Mostrar a las “macizas” de clase y numerarlas, comparándolas con animales. Sin ánimo de ofender, las reglas de Facebook sólo son limitaciones al tráfico dentro de esta pornografía de base, intocable. Todas las exageraciones que se han dicho contra los admirados EEUU se quedan cortas frente a lo que aún hoy se ve en la red social mayoritaria y a lo que, sabiéndolo o no, Fincher muestra en sus comienzos. Palabras como perfil, estado, situación sentimental, intereses… traducen, desde el comienzo de la red, la patética impotencia del usuario medio, siempre en busca de agregar una cita que le salve. Solamente una sociedad desactivada profundamente en sus tecnologías existenciales podía engancharse tan religiosamente en las prótesis electrónicas. Humor cruel, hostilidad de todos contra todos.

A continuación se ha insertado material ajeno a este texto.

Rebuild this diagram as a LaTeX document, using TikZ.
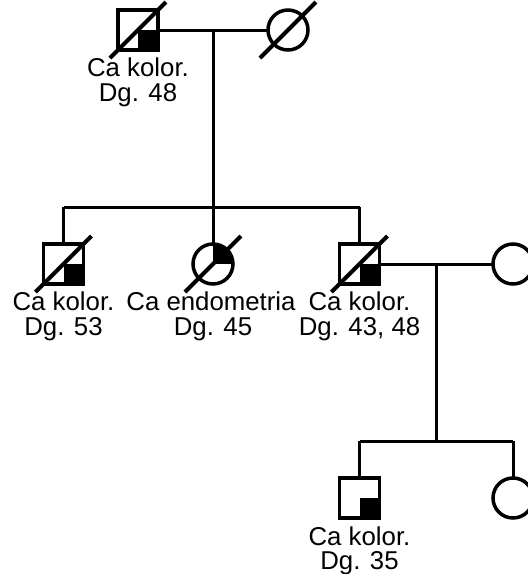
\documentclass[tikz,border=0pt]{standalone}
\usepackage{fontspec}
\setmainfont{Liberation Sans}
\usetikzlibrary{calc}
\begin{document}
\begin{tikzpicture}[x=1pt,y=-1pt,
  sym/.style={draw,line width=3.5pt,minimum size=40pt,inner sep=0pt,outer sep=0pt},
  male/.style={sym,rectangle},
  female/.style={sym,circle},
  qbr/.style={path picture={\fill[black] (path picture bounding box.center) rectangle (path picture bounding box.south east);}},
  qtr/.style={path picture={\fill[black] (path picture bounding box.center) rectangle (path picture bounding box.north east);}},
  link/.style={line width=3pt},
  slash/.style={line width=4pt},
  lbl/.style={font=\fontsize{25.8}{25}\selectfont,anchor=base,inner sep=0pt}]
\useasboundingbox (0,0) rectangle (528,574);
% generation 1
\node[male,qbr] (gf) at (138,30) {};
\node[female] (gm) at (288,30) {};
\draw[slash] ($(gf)+(-28,28)$) -- ($(gf)+(28,-28)$);
\draw[slash] ($(gm)+(-28,28)$) -- ($(gm)+(28,-28)$);
\node[lbl] (gfa) at (138,76) {Ca kolor.};
\node[lbl] (gfb) at (138,101) {Dg. 48};
% generation 2
\node[male,qbr] (c1) at (63.5,264) {};
\node[female,qtr] (c2) at (213,264) {};
\node[male,qbr] (c3) at (359.5,264) {};
\node[female] (sp) at (513,264) {};
\draw[slash] ($(c1)+(-28,28)$) -- ($(c1)+(28,-28)$);
\draw[slash] ($(c2)+(-28,28)$) -- ($(c2)+(28,-28)$);
\draw[slash] ($(c3)+(-28,28)$) -- ($(c3)+(28,-28)$);
\node[lbl] (c1a) at (63.5,310) {Ca kolor.};
\node[lbl] (c1b) at (63.5,335) {Dg. 53};
\node[lbl] (c2a) at (211,310) {Ca endometria};
\node[lbl] (c2b) at (213,335) {Dg. 45};
\node[lbl] (c3a) at (359.5,310) {Ca kolor.};
\node[lbl] (c3b) at (359.5,335) {Dg. 43, 48};
% generation 3
\node[male,qbr] (g1) at (359.5,498) {};
\node[female] (g2) at (513,498) {};
\node[lbl] (g1a) at (359.5,545) {Ca kolor.};
\node[lbl] (g1b) at (359.5,569) {Dg. 35};
% connectors
\coordinate (m1) at (213,30);
\coordinate (s1) at (213,207);
\coordinate (s1l) at (63.5,207);
\coordinate (s1r) at (359.5,207);
\draw[link] (gf.east) -- (gm.west);
\draw[link] (m1) -- (c2.north);
\draw[link] (s1l) -- (s1r);
\draw[link] (c1.north) -- (s1l);
\draw[link] (c3.north) -- (s1r);
\coordinate (m2) at (436,264);
\coordinate (s2) at (436,441);
\coordinate (s2l) at (359.5,441);
\coordinate (s2r) at (513,441);
\draw[link] (c3.east) -- (sp.west);
\draw[link] (m2) -- (s2);
\draw[link] (s2l) -- (s2r);
\draw[link] (s2l) -- (g1.north);
\draw[link] (s2r) -- (g2.north);
\end{tikzpicture}
\end{document}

Frustración personal, competencia, soledad y obsesión por ser invitado a la fiesta, al club exclusivo, al polvo. La obsesión por las groupies y su mamada, los clubs selectos y los Final clubs, es parte de tal estereotipo de virilidad, tan poco nuevo como varonil. En todo caso, Hobbes siempre, detrás del Estado-nación y después, del Estado-mercado. Todo ello unido, dicho sea de paso, a un nivel cultural y de desarrollo personal equiparable a nuestro Segundo Curso de la ESO. La verdad, uno es muy triste y muy resentido, pero tiene una idea un poco más esperanzada de la dignidad existencial que pueda alcanzar lo real angloamericano.

Sin todo este caldo idiota la película de un hombre inteligente como Fincher no existiría. ¿Por qué no decirlo? Es posible que después se pueda utilizar Facebook, algunos estamos en ello, para ampliar nuestra relación con los extraños, para encontrar frentes de polémica y hasta, esto es lo mejor, cultivar nuevos enemigos. Pero en principio Facebook nace para elevar a la enésima potencia la tontería juvenil, esta obsesión por la visibilidad y el tamaño que se ha adueñado del cuerpo adulto. Sin un integrismo social, una cultura espectacular que ha descendido al narcisismo más privado para enredar a la mente en su perfil más íntimo, ni Facebook ni esta película tendrían público.
Es cierto que ahora la gran diferencia es que, en esta nueva reflexión sobre el poder de la inteligencia, el outsider que la porta no sólo crece a la vista en el corazón del stablishment, sea Harvard o Silicon Valley, sino que acaba encaramándose a la cúspide de la pirámide social. Hay que decir, y no es una virtud menor, que el ritmo argumental y los personajes están muy bien definidos, particularmente Eduardo Saverin, Zuckerberg y su novia inicial. También el inmoral Sean Parker, fundador de Napster. También los atléticos y elegantes gemelos Winklevoss. ¿Es casualidad la proliferación de apellidos que no son Wasp? El guión, el debate moral y el humor alcanzan a veces niveles de rápida complejidad. Aunque seguimos creyendo que la película miente, e idealiza el terreno, en un punto clave. Probablemente, ni los personajes reales fueron tan interesantes ni utilizaron, menos aún en la rapidez de los ordenadores, un inglés tan bueno.

“¿Se puede triunfar sin dejar cadáveres por el camino?”, pregunta con sarcasmo Fincher. La brutalidad de la juventud que marca las pautas de Occidente es el caldo de cultivo para el nacimiento de algo tan intachable como una red social. Aún hoy, las reglas explícitas e implícitas del juego no pueden ocultar el tufillo de fascismo juvenil que desprende toda la red: la amenaza de denunciar; la falta de respuesta ante lo que no sean bobadas; el narcisismo subdesarrollado de “mira mis nuevas fotos”; los mensajes rápidos escritos con faltas de ortografía… ¿A dónde va toda esa velocidad? Solamente a mantener la velocidad, esto es, a salvarnos de algunas preguntas temibles. No hay Fincher que nos convenza de que chatear, como hábito, no tiene relación íntima con la debilidad mental.
Después, claro, queda otra duda muy divertida, casi terapéutica. ¿Estar todo el día a vueltas con el sexo es el mejor camino para follar alguna vez, si es de eso de lo que se trata? Incluso por cuestiones de imagen y marketing, ¿no nos convendría aprender a retirarnos y a callar de vez en cuando? ¿Suena muy raro desarrollar una cierta ascética para escuchar voces en el silencio, para ver senderos en el desierto? Antes y después del dinero y el éxito, antes y después Facebook, el silencio compone la suma total de nuestras posibilidades. Todo el que no desarrolle una tecnología para esa desconexión está condenado a convertirse en un zombi de la red. ¿Es esto todo, lo máximo a lo que podemos aspirar?